University of Newcastle microbe research provides insight into climate change

Dr Mark Brown
Dr Mark Brown

 A University of Newcastle researcher has participated in a project that has recorded more than 175,000 tiny microbes that provide an unprecedented baseline against which to measure the effects of climate change and human activities.

Invisible to the naked eye, microbes constitute almost 98 per cent of the ocean’s biomass and are responsible for keeping the marine ecosystem healthy.

A paper recently published in Nature journal led by University of Newcastle’s Dr Mark Brown reveals the vast diversity of microbes and provides new knowledge about their environmental behaviour.

The unparalleled dataset is the result of an ongoing collaborative initiative involving 18 Australian universities, Commonwealth agencies and research institutes, which recorded more than 175,000 unique species of microbes at seven sites around Australia’s coastline and into the Southern Ocean.

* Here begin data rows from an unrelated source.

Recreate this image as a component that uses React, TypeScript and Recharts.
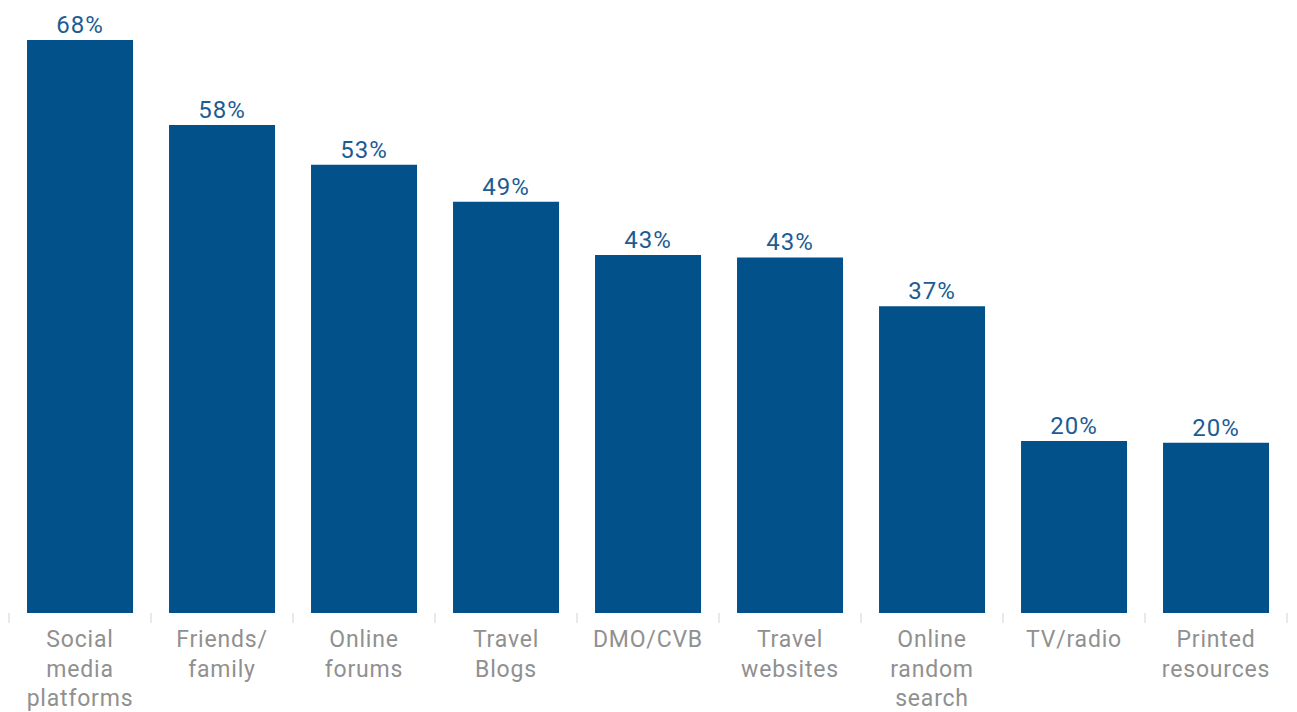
import { BarChart, Bar, XAxis, YAxis, LabelList } from "recharts";

const categories = [
  "Social\nmedia\nplatforms",
  "Friends/\nfamily",
  "Online\nforums",
  "Travel\nBlogs",
  "DMO/CVB",
  "Travel\nwebsites",
  "Online\nrandom\nsearch",
  "TV/radio",
  "Printed\nresources",
];
// bar heights as drawn (labels are the rounded figures)
const shares = [68, 57.9, 53.2, 48.8, 42.5, 42.2, 36.4, 20.4, 20.2];
const labels = ["68%", "58%", "53%", "49%", "43%", "43%", "37%", "20%", "20%"];

const data = categories.map((name, i) => ({ name, share: shares[i], label: labels[i] }));

const BAR = "#02518a";
const LABEL = "#1d5c92";
const AXIS_TEXT = "#909090";
const FONT = "Roboto, 'DejaVu Sans', sans-serif";

function CategoryTick(props: any) {
  const { x, y, payload, index } = props;
  const half = payload?.offset ?? 71;
  const lines = String(payload.value).split("\n");
  return (
    <g>
      <line x1={x - half} x2={x - half} y1={y - 8} y2={y + 2} stroke="#e2e2e2" strokeWidth={1.5} />
      {index === categories.length - 1 && (
        <line x1={x + half} x2={x + half} y1={y - 8} y2={y + 2} stroke="#e2e2e2" strokeWidth={1.5} />
      )}
      <text x={x} y={y} textAnchor="middle" fill={AXIS_TEXT} fontSize={23} fontFamily={FONT} letterSpacing={0.8}>
        {lines.map((l, i) => (
          <tspan key={i} x={x} y={y + 26 + i * 29.5}>
            {l}
          </tspan>
        ))}
      </text>
    </g>
  );
}

export default function App() {
  return (
    <div style={{ position: "absolute", left: 0, top: 0, background: "#fff" }}>
      <BarChart
        width={1297}
        height={712}
        data={data}
        margin={{ top: 40, right: 10, bottom: 0, left: 9 }}
        barCategoryGap="12.7%"
      >
        <XAxis
          dataKey="name"
          interval={0}
          height={99}
          axisLine={false}
          tickLine={false}
          tick={<CategoryTick />}
        />
        <YAxis hide domain={[0, 68]} />
        <Bar dataKey="share" fill={BAR} isAnimationActive={false}>
          <LabelList
            dataKey="label"
            position="top"
            offset={7}
            fill={LABEL}
            fontSize={24}
            fontFamily={FONT}
            letterSpacing={1}
          />
        </Bar>
      </BarChart>
    </div>
  );
}
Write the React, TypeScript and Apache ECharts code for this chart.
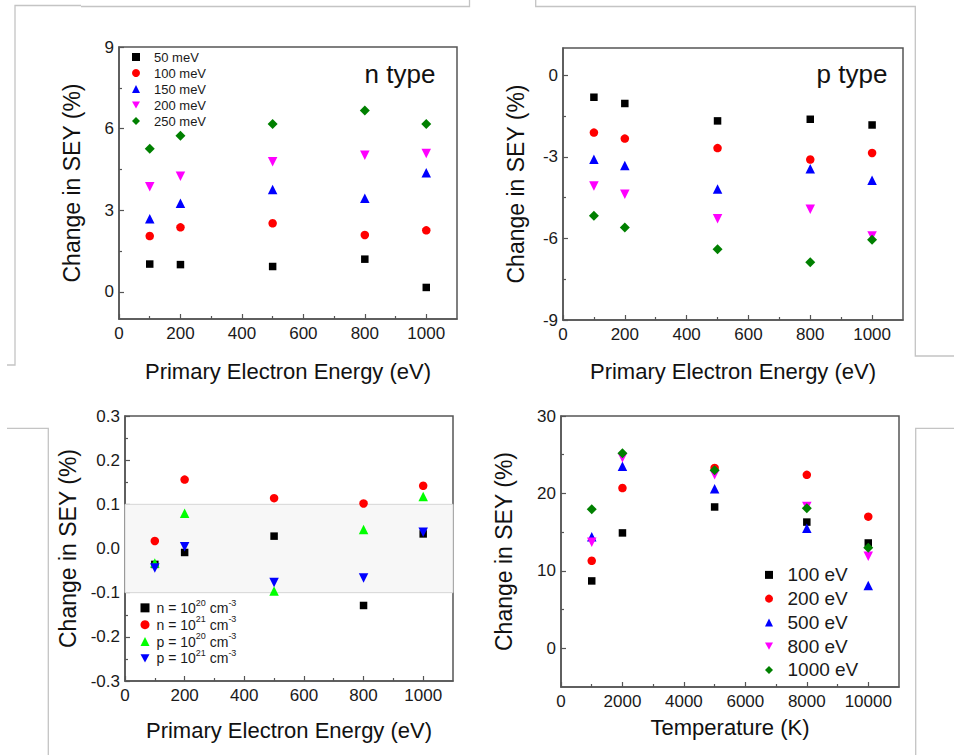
import React, { useEffect, useRef } from "react";
import * as echarts from "echarts";

// ---------- data ----------
const energies = [100, 200, 500, 800, 1000];
const nLabels = ["50 meV", "100 meV", "150 meV", "200 meV", "250 meV"];
const nType50 = [1.02, 1.0, 0.93, 1.2, 0.16];
const nType100 = [2.05, 2.37, 2.52, 2.09, 2.26];
const nType150 = [2.69, 3.26, 3.76, 3.44, 4.38];
const nType200 = [3.86, 4.25, 4.78, 5.02, 5.08];
const nType250 = [5.26, 5.74, 6.17, 6.67, 6.17];

const pType50 = [-0.81, -1.04, -1.68, -1.62, -1.83];
const pType100 = [-2.11, -2.33, -2.68, -3.1, -2.86];
const pType150 = [-3.09, -3.32, -4.18, -3.44, -3.86];
const pType200 = [-4.07, -4.38, -5.28, -4.93, -5.91];
const pType250 = [-5.17, -5.6, -6.4, -6.88, -6.05];

const dopLabels = ["n = 10^20 cm^-3", "n = 10^21 cm^-3", "p = 10^20 cm^-3", "p = 10^21 cm^-3"];
const dopRich = [
  "{b|n = 10}{s|20}{b| cm}{s|-3}",
  "{b|n = 10}{s|21}{b| cm}{s|-3}",
  "{b|p = 10}{s|20}{b| cm}{s|-3}",
  "{b|p = 10}{s|21}{b| cm}{s|-3}",
];
const dopN20 = [-0.036, -0.009, 0.028, -0.129, 0.033];
const dopN21 = [0.017, 0.156, 0.114, 0.102, 0.142];
const dopP20 = [-0.033, 0.08, -0.096, 0.043, 0.118];
const dopP21 = [-0.044, 0.004, -0.077, -0.067, 0.037];

const temps = [1000, 2000, 5000, 8000, 10000];
const tLabels = ["100 eV", "200 eV", "500 eV", "800 eV", "1000 eV"];
const t100 = [8.7, 14.9, 18.25, 16.3, 13.6];
const t200 = [11.3, 20.7, 23.3, 22.4, 17.0];
const t500 = [14.4, 23.5, 20.6, 15.5, 8.1];
const t800 = [13.7, 24.6, 22.4, 18.3, 11.9];
const t1000 = [17.96, 25.2, 23.0, 18.1, 13.0];

// ticks
const energyTicks = [0, 200, 400, 600, 800, 1000];
const energyMinor = [100, 300, 500, 700, 900];
const tempTicks = [0, 2000, 4000, 6000, 8000, 10000];
const tempMinor = [1000, 3000, 5000, 7000, 9000];
const nTicks = [0, 3, 6, 9];
const nMinor = [1.5, 4.5, 7.5];
const pTicks = [-9, -6, -3, 0];
const pMinor = [-7.5, -4.5, -1.5];
const dTicks = [-0.3, -0.2, -0.1, 0, 0.1, 0.2, 0.3];
const dMinor = [-0.25, -0.15, -0.05, 0.05, 0.15, 0.25];
const tyTicks = [0, 10, 20, 30];
const tyMinor = [5, 15, 25];

// ---------- styling ----------
const FONT = "'Liberation Sans', Arial, Helvetica, sans-serif";
const FRAME = "#555555";
const LIGHT = "#c4c4c4";
const DOWN = "path://M0,0L10,0L5,9Z";
const symbols = ["rect", "circle", "triangle", DOWN, "diamond"];
const sizes = [7.5, 8.5, 9.5, 9.5, 10];
const colors = ["#000000", "#ff0000", "#0000ff", "#ff00ff", "#008000"];
const dopSymbols = ["rect", "circle", "triangle", DOWN];
const dopColors = ["#000000", "#ff0000", "#00ff00", "#0000ff"];
const dopSizes = [7.5, 8.5, 9.5, 9.5];

const grids = [
  { left: 119, top: 47, width: 338, height: 272 },
  { left: 563, top: 48, width: 340, height: 272 },
  { left: 125, top: 416, width: 328, height: 265 },
  { left: 561, top: 416, width: 338, height: 271 },
];

function axisPair(
  kind: "x" | "y",
  gridIndex: number,
  min: number,
  max: number,
  major: number[],
  minor: number[],
  name: string,
  nameGap: number,
  fmt?: (v: number) => string
) {
  const main: any = {
    type: "value",
    gridIndex,
    min,
    max,
    position: kind === "x" ? "bottom" : "left",
    axisLine: { show: true, onZero: false, lineStyle: { color: FRAME, width: 1.5 } },
    axisTick: { show: true, inside: true, length: 5, customValues: major, lineStyle: { color: FRAME, width: 1.2 } },
    axisLabel: {
      show: true,
      customValues: major,
      fontSize: 17,
      fontFamily: FONT,
      color: "#1a1a1a",
      margin: kind === "x" ? 6 : 5,
      formatter: fmt ? (v: number) => fmt(v) : (v: number) => String(v),
    },
    splitLine: { show: false },
    name,
    nameLocation: "middle",
    nameGap,
    nameTextStyle: { fontSize: kind === "x" ? 22 : 23, fontFamily: FONT, color: "#111111" },
  };
  const sub: any = {
    type: "value",
    gridIndex,
    min,
    max,
    position: kind === "x" ? "bottom" : "left",
    axisLine: { show: false, onZero: false },
    axisTick: { show: true, inside: true, length: 3, customValues: minor, lineStyle: { color: FRAME, width: 1.2 } },
    axisLabel: { show: false },
    splitLine: { show: false },
  };
  return [main, sub];
}

function scatter(name: string, xs: number[], ys: number[], g: number, symbol: string, size: number, color: string): any {
  return {
    type: "scatter",
    name,
    xAxisIndex: g * 2,
    yAxisIndex: g * 2,
    symbol,
    symbolSize: size,
    itemStyle: { color, opacity: 1 },
    z: 3,
    data: xs.map((x, i) => [x, ys[i]]),
  };
}

export default function App() {
  const ref = useRef<HTMLDivElement>(null);
  useEffect(() => {
    if (!ref.current) return;
    const chart = echarts.init(ref.current, undefined, { renderer: "svg" });

    const xAxes = [
      ...axisPair("x", 0, 0, 1100, energyTicks, energyMinor, "Primary Electron Energy (eV)", 41),
      ...axisPair("x", 1, 0, 1100, energyTicks, energyMinor, "Primary Electron Energy (eV)", 40),
      ...axisPair("x", 2, 0, 1100, energyTicks, energyMinor, "Primary Electron Energy (eV)", 38),
      ...axisPair("x", 3, 0, 11000, tempTicks, tempMinor, "Temperature (K)", 29),
    ];
    const yAxes = [
      ...axisPair("y", 0, -1, 9, nTicks, nMinor, "Change in SEY (%)", 36),
      ...axisPair("y", 1, -9, 1, pTicks, pMinor, "Change in SEY (%)", 36),
      ...axisPair("y", 2, -0.3, 0.3, dTicks, dMinor, "Change in SEY (%)", 46, (v) => v.toFixed(1)),
      ...axisPair("y", 3, -5, 30, tyTicks, tyMinor, "Change in SEY (%)", 46),
    ];

    const nSets = [nType50, nType100, nType150, nType200, nType250];
    const pSets = [pType50, pType100, pType150, pType200, pType250];
    const dSets = [dopN20, dopN21, dopP20, dopP21];
    const tSets = [t100, t200, t500, t800, t1000];

    const series: any[] = [];
    nSets.forEach((d, i) => series.push(scatter(nLabels[i], energies, d, 0, symbols[i], sizes[i], colors[i])));
    pSets.forEach((d, i) => series.push(scatter(nLabels[i], energies, d, 1, symbols[i], sizes[i], colors[i])));
    series.push({
      type: "scatter",
      name: "band",
      xAxisIndex: 4,
      yAxisIndex: 4,
      data: [],
      z: 1,
      silent: true,
      markArea: {
        silent: true,
        itemStyle: { color: "#f7f7f7", borderColor: "#d6d6d6", borderWidth: 1 },
        data: [[{ yAxis: -0.1 }, { yAxis: 0.1 }]],
      },
    });
    dSets.forEach((d, i) => series.push(scatter(dopLabels[i], energies, d, 2, dopSymbols[i], dopSizes[i], dopColors[i])));
    tSets.forEach((d, i) => series.push(scatter(tLabels[i], temps, d, 3, symbols[i], sizes[i], colors[i])));

    const option: any = {
      animation: false,
      backgroundColor: "#ffffff",
      textStyle: { fontFamily: FONT },
      grid: grids.map((g) => ({ ...g, show: true, borderColor: FRAME, borderWidth: 1.5, backgroundColor: "transparent" })),
      xAxis: xAxes,
      yAxis: yAxes,
      legend: [
        {
          data: nLabels,
          orient: "vertical",
          left: 132,
          top: 49,
          padding: 0,
          itemGap: 0,
          itemWidth: 8,
          itemHeight: 8,
          selectedMode: false,
          textStyle: { fontSize: 13, fontFamily: FONT, color: "#1a1a1a", lineHeight: 16, padding: [0, 0, 0, 9] },
        },
        {
          data: dopLabels,
          orient: "vertical",
          left: 140.5,
          top: 598,
          padding: 0,
          itemGap: 0,
          itemWidth: 9,
          itemHeight: 9,
          selectedMode: false,
          formatter: (name: string) => dopRich[dopLabels.indexOf(name)],
          textStyle: {
            fontFamily: FONT,
            color: "#1a1a1a",
            padding: [0, 0, 0, 2],
            rich: {
              b: { fontSize: 14, fontFamily: FONT, color: "#1a1a1a", lineHeight: 19.7 },
              s: { fontSize: 9, fontFamily: FONT, color: "#1a1a1a", lineHeight: 11, verticalAlign: "top" },
            },
          },
        },
        {
          data: tLabels,
          orient: "vertical",
          left: 765,
          top: 563,
          padding: 0,
          itemGap: 0,
          itemWidth: 8,
          itemHeight: 8,
          selectedMode: false,
          textStyle: { fontSize: 19, fontFamily: FONT, color: "#1a1a1a", lineHeight: 23.75, padding: [0, 0, 0, 9.5] },
        },
      ],
      graphic: [
        {
          type: "text",
          x: 400,
          y: 74,
          style: { text: "n type", font: `26px ${FONT}`, fill: "#111111", textAlign: "center", textVerticalAlign: "middle" },
        },
        {
          type: "text",
          x: 852,
          y: 74,
          style: { text: "p type", font: `26px ${FONT}`, fill: "#111111", textAlign: "center", textVerticalAlign: "middle" },
        },
        {
          type: "polyline",
          shape: { points: [[7, 365], [15, 365], [15, 5.5], [81, 5.5]] },
          style: { stroke: LIGHT, lineWidth: 1.3, fill: "none" },
        },
        {
          type: "polyline",
          shape: { points: [[81, 6.5], [469.5, 6.5], [469.5, 0]] },
          style: { stroke: LIGHT, lineWidth: 1.3, fill: "none" },
        },
        {
          type: "polyline",
          shape: { points: [[535.7, 0], [535.7, 6.5], [915.3, 6.5], [915.3, 356], [954, 356]] },
          style: { stroke: LIGHT, lineWidth: 1.3, fill: "none" },
        },
        {
          type: "polyline",
          shape: { points: [[7, 428.3], [48.3, 428.3], [48.3, 755]] },
          style: { stroke: LIGHT, lineWidth: 1.3, fill: "none" },
        },
        {
          type: "polyline",
          shape: { points: [[954, 428.3], [915.7, 428.3], [915.7, 755]] },
          style: { stroke: LIGHT, lineWidth: 1.3, fill: "none" },
        },
      ],
      series,
    };
    chart.setOption(option);
    return () => chart.dispose();
  }, []);

  return (
    <div
      ref={ref}
      style={{ position: "fixed", left: 0, top: 0, width: 954, height: 755, background: "#ffffff" }}
    />
  );
}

Dr Brown said microbes in the ocean are possibly the most important organisms for maintaining the world as a healthy, inhabitable planet.

“Similar to the links between human health and the human microbiome, ocean health is largely controlled by its microbial inhabitants. Forming the foundation of the entire ecosystem, microbes provide food for all other marine life and produce half the oxygen we breathe.

“In this regard, they function in a similar way to organs in a human body. Some microbes act as the lungs of the ocean responsible for gathering and distributing oxygen to the planet, while others act as the gut or liver to detoxify impurities within the water and control the flow of nutrients.”

Scientists developed the project in 2012 to address a lack of data surrounding marine microbial communities and their changes over time.

“We were extremely concerned that no baseline existed to compare microbial activity against. Prior to this project, there was no information detailing what the microbes were like around Australia, which made it difficult to know how they might have changed over seasons or years,” Dr Brown said.

Employing filtration methods similar to those used to purify drinking water, scientists collected microbe samples each month at multiple depths, ranging from surface water down to 100 metres.

“Different microbes live in different parts of the ocean and they have evolved to occupy every conceivable niche. Different species can be found living on deep-sea hydrothermal vents, in sediments, at varying depths and in warm or cold water,” Dr Brown said.

The material extracted from the filters was then genetically sequenced using technology only available in the last few years, which provided a snapshot of the DNA blueprint of the microbial inhabitants within each sample.

Forming an enormous genetic database, this first data release tracks over 200 million records of more than 175,000 unique species of microbes.

Dr Mark Brown from the University of Newcastle and Martin Ostrowski from Macquarie University.

Dr Mark Brown from the University of Newcastle and Martin Ostrowski from Macquarie University.

Co-author, Dr Martin Ostrowski from Macquarie University, said the project team is now building models to predict where organisms will live in the future and what functions they will carry out.

“We can now use the baseline data we have collected to make models that tell us how microbes respond to different environmental conditions and how we expect them to change given future climate projections.

“The primary production and carbon use by marine microbes determines how much food is provided to the rest of the food chain, so our forecasts will be incredibly relevant to scientists but also to industries such as fisheries and tourism.”

The DNA sequence data is available to the public and can be accessed via the Bioplatforms Australia website.